Group Normalization
动机
- for small batch size
- do normalization in channel groups
- batch-independent
- behaves stably over different batch sizes
- approach BN’s accuracy
论点
- BN
- requires sufficiently large batch size (e.g. 32)
- Mask R-CNN frameworks use a batch size of 1 or 2 images because of higher resolution, where BN is “frozen” by transforming to a linear layer
- synchronized BN 、BR
- LN & IN
- effective for training sequential models or generative models
- but have limited success in visual recognition
- GN能转换成LN/IN
- WN
- normalize the filter weights, instead of operating on features
- BN
方法
group
- it is not necessary to think of deep neural network features as unstructured vectors
- 第一层卷积核通常存在一组对称的filter,这样就能捕获到相似特征
- 这些特征对应的channel can be normalized together
- it is not necessary to think of deep neural network features as unstructured vectors
normalization
transform the feature x:$\hat x_i = \frac{1}{\sigma}(x_i-\mu_i)$
the mean and the standard deviation:
the set $S_i$
- BN:
- $S_i=\{k|k_C = i_C\}$
- pixels sharing the same channel index are normalized together
- for each channel, BN computes μ and σ along the (N, H, W) axes
- LN
- $S_i=\{k|k_N = i_N\}$
- pixels sharing the same batch index (per sample) are normalized together
- LN computes μ and σ along the (C,H,W) axes for each sample
- IN
- $S_i=\{k|k_N = i_N, k_C=i_C\}$
- pixels sharing the same batch index and the same channel index are normalized together
- LN computes μ and σ along the (H,W) axes for each sample
- GN
- $S_i=\{k|k_N = i_N, [\frac{k_C}{C/G}]=[\frac{i_C}{C/G}]\}$
- computes μ and σ along the (H, W ) axes and along a group of C/G channels
- BN:
linear transform
- to keep representational ability
- per channel
- scale and shift:$y_i = \gamma \hat x_i + \beta$
relation
- to LN
- LN assumes all channels in a layer make “similar contributions”

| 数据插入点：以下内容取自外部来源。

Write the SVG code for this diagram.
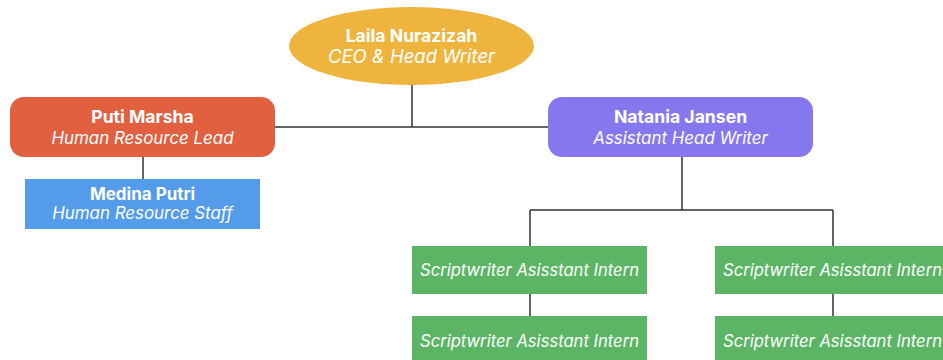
<svg xmlns="http://www.w3.org/2000/svg" width="943" height="360" viewBox="0 0 943 360">
<style>
text{font-family:Inter,"Noto Sans",sans-serif;fill:#fff;text-anchor:middle}
.n{font-weight:700;font-size:17.6px}
.r{font-style:italic;font-size:16.9px}
.g{font-style:italic;font-size:16.6px}
.c{fill:none;stroke:#333;stroke-width:1.5}
</style>
<rect width="943" height="360" fill="#fff"/>
<g id="connectors" class="c">
<path d="M412 85V127M275 127H548"/>
<path d="M143 157V179"/>
<path d="M682 157V210M530 210H833M530 210V246M833 210V246"/>
<path d="M530 294V316M833 294V316"/>
</g>
<g id="laila">
<ellipse cx="411.5" cy="46" rx="122.5" ry="39" fill="#EFB43D"/>
<text class="n" x="411.5" y="42">Laila Nurazizah</text>
<text class="r" x="411.5" y="63" style="font-size:18.5px">CEO &amp; Head Writer</text>
</g>
<g id="puti">
<rect x="10" y="97" width="265" height="60" rx="14" fill="#E0603F"/>
<text class="n" x="142.5" y="123">Puti Marsha</text>
<text class="r" x="142.5" y="144">Human Resource Lead</text>
</g>
<g id="medina">
<rect x="25" y="179" width="235" height="50" fill="#549BE9"/>
<text class="n" x="142.5" y="200" style="font-size:17px">Medina Putri</text>
<text class="r" x="142.5" y="219">Human Resource Staff</text>
</g>
<g id="natania">
<rect x="548" y="97" width="265" height="60" rx="14" fill="#8777EE"/>
<text class="n" x="680.5" y="123">Natania Jansen</text>
<text class="r" x="680.5" y="144">Assistant Head Writer</text>
</g>
<g id="intern1">
<rect x="412" y="246" width="235" height="48" fill="#5CB565"/>
<text class="g" x="529.5" y="276">Scriptwriter Asisstant Intern</text>
</g>
<g id="intern2">
<rect x="412" y="316" width="235" height="48" fill="#5CB565"/>
<text class="g" x="529.5" y="347">Scriptwriter Asisstant Intern</text>
</g>
<g id="intern3">
<rect x="715" y="246" width="235" height="48" fill="#5CB565"/>
<text class="g" x="832.5" y="276">Scriptwriter Asisstant Intern</text>
</g>
<g id="intern4">
<rect x="715" y="316" width="235" height="48" fill="#5CB565"/>
<text class="g" x="832.5" y="347">Scriptwriter Asisstant Intern</text>
</g>
</svg>
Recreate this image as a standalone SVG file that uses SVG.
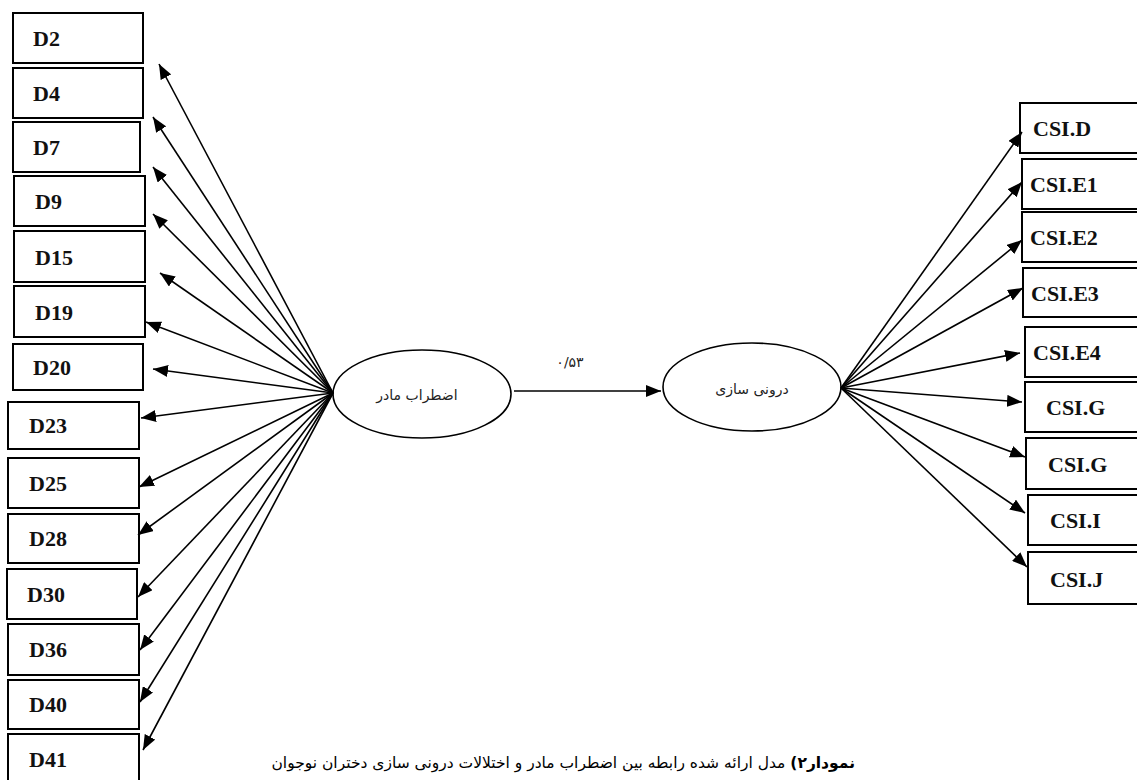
<svg xmlns="http://www.w3.org/2000/svg" width="1137" height="780" viewBox="0 0 1137 780">
<style>
.box{fill:#fff;stroke:#000;stroke-width:2}
.lbl{font-family:"Liberation Serif","Times New Roman",serif;font-weight:bold;font-size:22px;fill:#111}
.ell{fill:#fff;stroke:#000;stroke-width:1.6}
.fa{font-family:"DejaVu Sans","Noto Sans",sans-serif;font-size:14px;fill:#222}
.con line{stroke:#000;stroke-width:1.6;marker-end:url(#ah)}
</style>
<defs>
<marker id="ah" markerUnits="userSpaceOnUse" markerWidth="16" markerHeight="12" refX="15" refY="6" orient="auto">
<path d="M0,0 L15,6 L0,12 z" fill="#000"/>
</marker>
</defs>
<rect width="1137" height="780" fill="#fff"/>

<g id="D2"><rect class="box" x="13" y="13" width="130" height="50"/><text class="lbl" x="33" y="46">D2</text></g>
<g id="D4"><rect class="box" x="13" y="68" width="130" height="50"/><text class="lbl" x="33" y="101">D4</text></g>
<g id="D7"><rect class="box" x="13" y="122" width="127" height="50"/><text class="lbl" x="33" y="155">D7</text></g>
<g id="D9"><rect class="box" x="14" y="176" width="131" height="50"/><text class="lbl" x="35" y="209">D9</text></g>
<g id="D15"><rect class="box" x="14" y="231" width="131" height="51"/><text class="lbl" x="35" y="265">D15</text></g>
<g id="D19"><rect class="box" x="14" y="286" width="131" height="51"/><text class="lbl" x="35" y="320">D19</text></g>
<g id="D20"><rect class="box" x="13" y="344" width="130" height="46"/><text class="lbl" x="33" y="375">D20</text></g>
<g id="D23"><rect class="box" x="8" y="402" width="131" height="47"/><text class="lbl" x="29" y="433">D23</text></g>
<g id="D25"><rect class="box" x="8" y="458" width="131" height="50"/><text class="lbl" x="29" y="491">D25</text></g>
<g id="D28"><rect class="box" x="8" y="514" width="131" height="49"/><text class="lbl" x="29" y="546">D28</text></g>
<g id="D30"><rect class="box" x="7" y="569" width="130" height="50"/><text class="lbl" x="27" y="602">D30</text></g>
<g id="D36"><rect class="box" x="8" y="624" width="131" height="51"/><text class="lbl" x="29" y="657">D36</text></g>
<g id="D40"><rect class="box" x="8" y="680" width="131" height="49"/><text class="lbl" x="29" y="712">D40</text></g>
<g id="D41"><rect class="box" x="8" y="734" width="131" height="56"/><text class="lbl" x="29" y="767">D41</text></g>

<g id="CSI_D"><rect class="box" x="1020" y="103" width="125" height="50"/><text class="lbl" x="1033" y="136">CSI.D</text></g>
<g id="CSI_E1"><rect class="box" x="1022" y="159" width="125" height="50"/><text class="lbl" x="1030" y="192">CSI.E1</text></g>
<g id="CSI_E2"><rect class="box" x="1022" y="212" width="125" height="50"/><text class="lbl" x="1030" y="245">CSI.E2</text></g>
<g id="CSI_E3"><rect class="box" x="1023" y="268" width="125" height="49"/><text class="lbl" x="1031" y="301">CSI.E3</text></g>
<g id="CSI_E4"><rect class="box" x="1025" y="327" width="125" height="50"/><text class="lbl" x="1033" y="360">CSI.E4</text></g>
<g id="CSI_G1"><rect class="box" x="1025" y="382" width="125" height="50"/><text class="lbl" x="1046" y="415">CSI.G</text></g>
<g id="CSI_G2"><rect class="box" x="1026" y="438" width="125" height="51"/><text class="lbl" x="1048" y="472">CSI.G</text></g>
<g id="CSI_I"><rect class="box" x="1028" y="495" width="125" height="50"/><text class="lbl" x="1050" y="528">CSI.I</text></g>
<g id="CSI_J"><rect class="box" x="1028" y="552" width="125" height="52"/><text class="lbl" x="1050" y="587">CSI.J</text></g>

<g id="maternal_anxiety"><ellipse class="ell" cx="422" cy="394" rx="89" ry="44"/><text class="fa" x="417" y="400" text-anchor="middle" direction="rtl">اضطراب مادر</text></g>
<g id="internalizing"><ellipse class="ell" cx="752" cy="387" rx="89" ry="44"/><text class="fa" x="752" y="394" text-anchor="middle" direction="rtl">درونی سازی</text></g>

<g id="connectors" class="con">
<line x1="333" y1="393" x2="159" y2="64"/>
<line x1="333" y1="393" x2="153" y2="117"/>
<line x1="333" y1="393" x2="153" y2="167"/>
<line x1="333" y1="393" x2="153" y2="214"/>
<line x1="333" y1="393" x2="160" y2="273"/>
<line x1="333" y1="393" x2="146" y2="322"/>
<line x1="333" y1="393" x2="153" y2="369"/>
<line x1="333" y1="393" x2="141" y2="418"/>
<line x1="333" y1="393" x2="139" y2="487"/>
<line x1="333" y1="393" x2="138" y2="535"/>
<line x1="333" y1="393" x2="138" y2="597"/>
<line x1="333" y1="393" x2="140" y2="650"/>
<line x1="333" y1="393" x2="140" y2="702"/>
<line x1="333" y1="393" x2="143" y2="750"/>
<line x1="514" y1="391" x2="661" y2="391"/>
<line x1="841" y1="388" x2="1022" y2="132"/>
<line x1="841" y1="388" x2="1022" y2="182"/>
<line x1="841" y1="388" x2="1022" y2="240"/>
<line x1="841" y1="388" x2="1023" y2="288"/>
<line x1="841" y1="388" x2="1020" y2="353"/>
<line x1="841" y1="388" x2="1022" y2="402"/>
<line x1="841" y1="388" x2="1025" y2="457"/>
<line x1="841" y1="388" x2="1025" y2="513"/>
<line x1="841" y1="388" x2="1027" y2="567"/>
</g>
<text class="fa" x="570" y="367" text-anchor="middle" font-size="18">۰/۵۳</text>

<text x="855" y="768" direction="rtl" text-anchor="start" font-family="DejaVu Sans, sans-serif" font-size="15.5" fill="#000"><tspan font-weight="bold">نمودار۲)</tspan> مدل ارائه شده رابطه بین اضطراب مادر و اختلالات درونی سازی دختران نوجوان</text>
</svg>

- which is less valid with the presence of convolutions
- GN improved representational power over LN
- to IN
- IN can only rely on the spatial dimension for computing the mean and variance
- it misses the opportunity of exploiting the channel dependence
- 【QUESTION】BN也没考虑通道间的联系啊,但是计算mean和variance时跨了sample
- to LN
implementation
- reshape
- learnable $\gamma \& \beta$
- computable mean & var
实验
- GN相比于BN,training error更低,但是val error略高于BN
- GN is effective for easing optimization
- loses some regularization ability
- it is possible that GN combined with a suitable regularizer will improve results
- 选取不同的group数,所有的group>1均好于group=1(LN)
- 选取不同的channel数(C/G),所有的channel>1均好于channel=1(IN)
- Object Detection
- frozen:因为higher resolution,batch size通常设置为2/GPU,这时的BN frozen成一个线性层$y=\gamma(x-\mu)/\sigma+beta$,其中的$\mu$和$sigma$是load了pre-trained model中保存的值,并且frozen掉,不再更新
- denote as BN*
- replace BN* with GN during fine-tuning
- use a weight decay of 0 for the γ and β parameters
- GN相比于BN,training error更低,但是val error略高于BN